How to import data from Kaggle using the Kaggle CLI (lesson 2):
I found this forum post very useful.

# Install the Kaggle API
!pip3 install kaggle

# Import kaggle.json from Google Drive
# This snippet will output a link which needs authentication from any Google account
from googleapiclient.discovery import build
import io, os
from googleapiclient.http import MediaIoBaseDownload
from google.colab import auth

auth.authenticate_user()

drive_service = build('drive', 'v3')
results = drive_service.files().list(
        q="name = 'kaggle.json'", fields="files(id)").execute()
kaggle_api_key = results.get('files', [])

filename = "/content/.kaggle/kaggle.json"
os.makedirs(os.path.dirname(filename), exist_ok=True)

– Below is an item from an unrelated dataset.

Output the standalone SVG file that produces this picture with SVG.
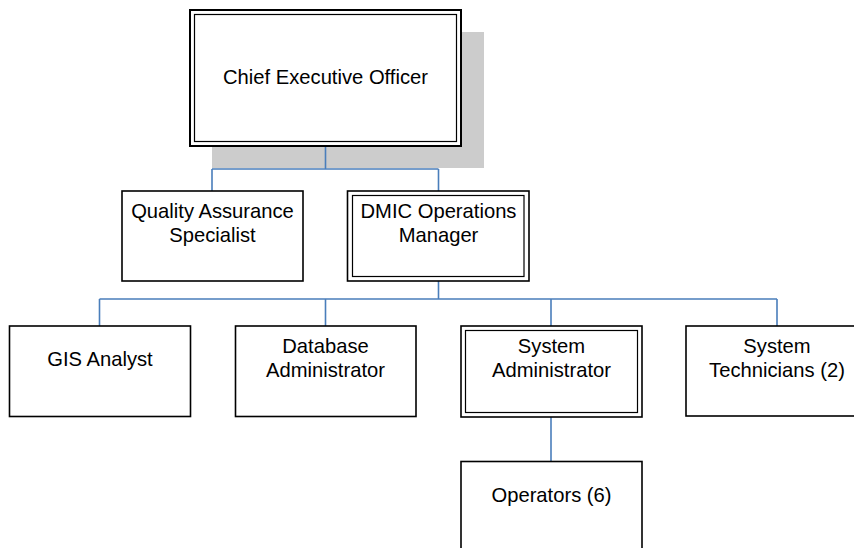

request = drive_service.files().get_media(fileId=kaggle_api_key[0]['id'])
fh = io.FileIO(filename, 'wb')
downloader = MediaIoBaseDownload(fh, request)
done = False
while done is False:
    status, done = downloader.next_chunk()
    print("Download %d%%." % int(status.progress() * 100))
os.chmod(filename, 600)

# List the files for the Planet data 
!kaggle competitions files -c planet-understanding-the-amazon-from-space

# Download the data from Kaggle
# -c: competition name
# -f: which file you want to download
# -p: path to where the file should be saved
!kaggle competitions download -c planet-understanding-the-amazon-from-space -f train-jpg.tar.7z -p ~/data/planet/
!kaggle competitions download -c planet-understanding-the-amazon-from-space -f test-jpg.tar.7z -p ~/data/planet/
!kaggle competitions download -c planet-understanding-the-amazon-from-space -f train_v2.csv.zip -p ~/data/planet/

# In order to unzip the 7z files, need to install p7zip
# This was helpful: http://forums.fast.ai/t/unzipping-tar-7z-files-in-google-collab-notebook/14857/4
!apt-get install p7zip-full

# Unzip the 7zip files 
# -d: which file to un7zip
!p7zip -d ~/data/planet/test-jpg.tar.7z #-oc:/data/planet
!p7zip -d ~/data/planet/train-jpg.tar.7z #-oc:/data/planet

# Unzip the .tar files 
!tar -xvf ~/data/planet/test-jpg.tar
!tar -xvf ~/data/planet/train-jpg.tar

# Move the unzipped folders into data/planet/
!mv test-jpg ~/data/planet/ && mv train-jpg ~/data/planet/

# Unzip the regular file
!unzip ~/data/planet/train_v2.csv.zip -d ~/data/planet/

# Make sure everything looks as it should:
!ls ~/data/planet/

Finally, if you’re worried about how much of the GPU is available, there’s a cell you can run that checks the % utilization of your current GPU. See the Stack Overflow link that Sebastian posted earlier on in this thread.

Hope this helps some of you get started more quickly!